Archive for the ‘Fund Manager’ Tag

The Killing Floor (4)

traders-work-at-their-desks- 

“You got a sense of duty?”

“Strange question for an early morning… why do you ask?”

“Nothing really – just that I had a nine o’clock meeting with an ethical fund manager…”

“Let me guess… God On A Shoestring?  The Tree Hugging Sap Savers?  Profit With Morality – Extremely Limited plc?”

“Yeh; something like that… anyway it got me thinking…”

Oh no… no; no; no; noooo!  No thinking!  Start thinking about any of that duty with responsibility crap; making money with a clear conscience; high fives, alleluia, final day of reckoning rot and you’ll be like a well-honed boxer who gives into an orgy with three virgins the night before a championship bout.  It’s poison to the only true religion… the only clear faith… the miracle of the balance sheet.”
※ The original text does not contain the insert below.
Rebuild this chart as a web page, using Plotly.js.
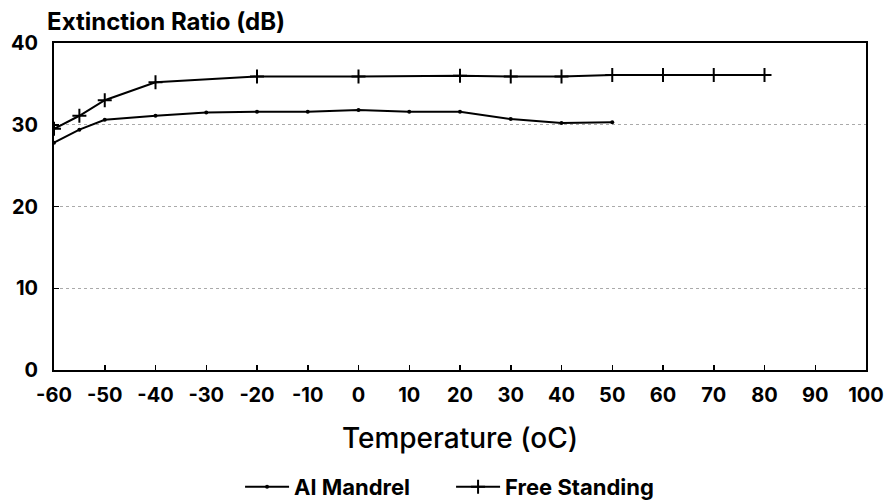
<!DOCTYPE html>
<html>
<head>
<meta charset="utf-8">
<script src="https://cdn.plot.ly/plotly-3.0.1.min.js"></script>
<style>html,body{margin:0;padding:0;background:#fff;}#chart{width:888px;height:504px;}</style>
</head>
<body>
<div id="chart"></div>
<script>
// Data
const alTemp = [-60, -55, -50, -40, -30, -20, -10, 0, 10, 20, 30, 40, 50];
const alRatio = [27.8, 29.4, 30.6, 31.1, 31.5, 31.6, 31.6, 31.8, 31.6, 31.6, 30.7, 30.2, 30.3];
const fsTemp = [-60, -55, -50, -40, -20, 0, 20, 30, 40, 50, 60, 70, 80];
const fsRatio = [29.5, 31.1, 33.0, 35.2, 35.9, 35.9, 36.0, 35.9, 35.9, 36.1, 36.1, 36.1, 36.1];
const xTicks = [-60, -50, -40, -30, -20, -10, 0, 10, 20, 30, 40, 50, 60, 70, 80, 90, 100];
const yTicks = [0, 10, 20, 30, 40];

const boldFont = {family: 'Inter, Liberation Sans, sans-serif', color: '#000', weight: 700};

const traces = [
  {
    x: alTemp, y: alRatio, name: 'Al Mandrel', type: 'scatter', mode: 'lines+markers',
    line: {color: '#000', width: 2},
    marker: {symbol: 'circle', size: 4, color: '#000'}
  },
  {
    x: fsTemp, y: fsRatio, name: 'Free Standing', type: 'scatter', mode: 'lines+markers',
    line: {color: '#000', width: 2},
    marker: {symbol: 'cross-thin-open', size: 10, line: {color: '#000', width: 2}}
  }
];

const layout = {
  width: 888, height: 504,
  margin: {l: 54, r: 22, t: 43, b: 134, autoexpand: false},
  paper_bgcolor: '#fff', plot_bgcolor: '#fff',
  showlegend: true,
  title: {
    text: 'Extinction Ratio (dB)',
    font: Object.assign({}, boldFont, {size: 24}),
    xref: 'container', x: 0.053, xanchor: 'left',
    yref: 'container', y: 1 - 22 / 504, yanchor: 'middle'
  },
  xaxis: {
    range: [-60, 100], tickvals: xTicks, ticktext: xTicks.map(String),
    automargin: false,
    showgrid: false, zeroline: false,
    showline: true, linecolor: '#000', linewidth: 2, mirror: true,
    ticks: 'inside', ticklen: 5, tickcolor: '#000', tickwidth: 1.5,
    tickfont: Object.assign({}, boldFont, {size: 20}),
    ticklabelstandoff: 6,
    title: {text: 'Temperature (oC)', font: Object.assign({}, boldFont, {size: 28, weight: 550}), standoff: 22}
  },
  yaxis: {
    range: [0, 40], tickvals: yTicks, ticktext: yTicks.map(String),
    automargin: false,
    showgrid: true, gridcolor: '#aaa', griddash: 'dot', gridwidth: 1,
    zeroline: false,
    showline: true, linecolor: '#000', linewidth: 2, mirror: true,
    ticks: 'inside', ticklen: 5, tickcolor: '#000', tickwidth: 1.5,
    tickfont: Object.assign({}, boldFont, {size: 20}),
    ticklabelstandoff: 10
  },
  legend: {
    orientation: 'h', x: 0.489, xanchor: 'center', y: -0.358, yanchor: 'middle',
    font: Object.assign({}, boldFont, {size: 22}),
    itemwidth: 44, entrywidth: 152, traceorder: 'normal'
  }
};

Plotly.newPlot('chart', traces, layout, {displayModeBar: false, staticPlot: true});
</script>
</body>
</html>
“So you don’t have a sense of a higher authority in anything you do?”

“Only the regulatory bodies in the City.  And him upstairs – on the twenty-fifth floor.  Always remember: the market is our hymn sheet; the deal our expression of faith and money is the sacrament.”

“You don’t answer to anything from a higher plane then?”

“Not so you’d notice – only me old Dad once; and with all that pressure he put on me when I was a kid… well, I guess all he really wanted was for me to make something of myself.  And that’s being charitable… Now look – the only good cause I work for is the charity of ME.  I’ve seen fire, flood, pestilence, disease, famine, feast, war, uprising, colonial insurrection, revolution, jihad, new constitution, devolution, takeover, flotation, administration, management engineered buyout as well as consolidation… and made money out of all of them.”

“Proud Father then?”

“Not really… he left me Mum the mortgage, next door’s missus a baby, and me a post-it note telling me that he thought I was a waste of space and that he’d see me next Tuesday if you get my drift?”

“I’m sorry, I didn’t realise… where is he now?”

“He opted out to live with a girl half his age but twice his chest size in a tepee community in Wales that lives off the land – and benefits – near the Brecon Beacons.  He’s got hair to his waist, fluff in his navel and what’s left of his brain after years smoking skunk and three more snotty brats to his knees.”

“Oh… Look I’m really sorry…  Hey; what about I go and get us a coffee – Yeh?!”

“Not now … all that ethical shit and talk of my old man has left me feeling distinctly queasy.  Eurgh…  Fuck it…  Let’s make some money!”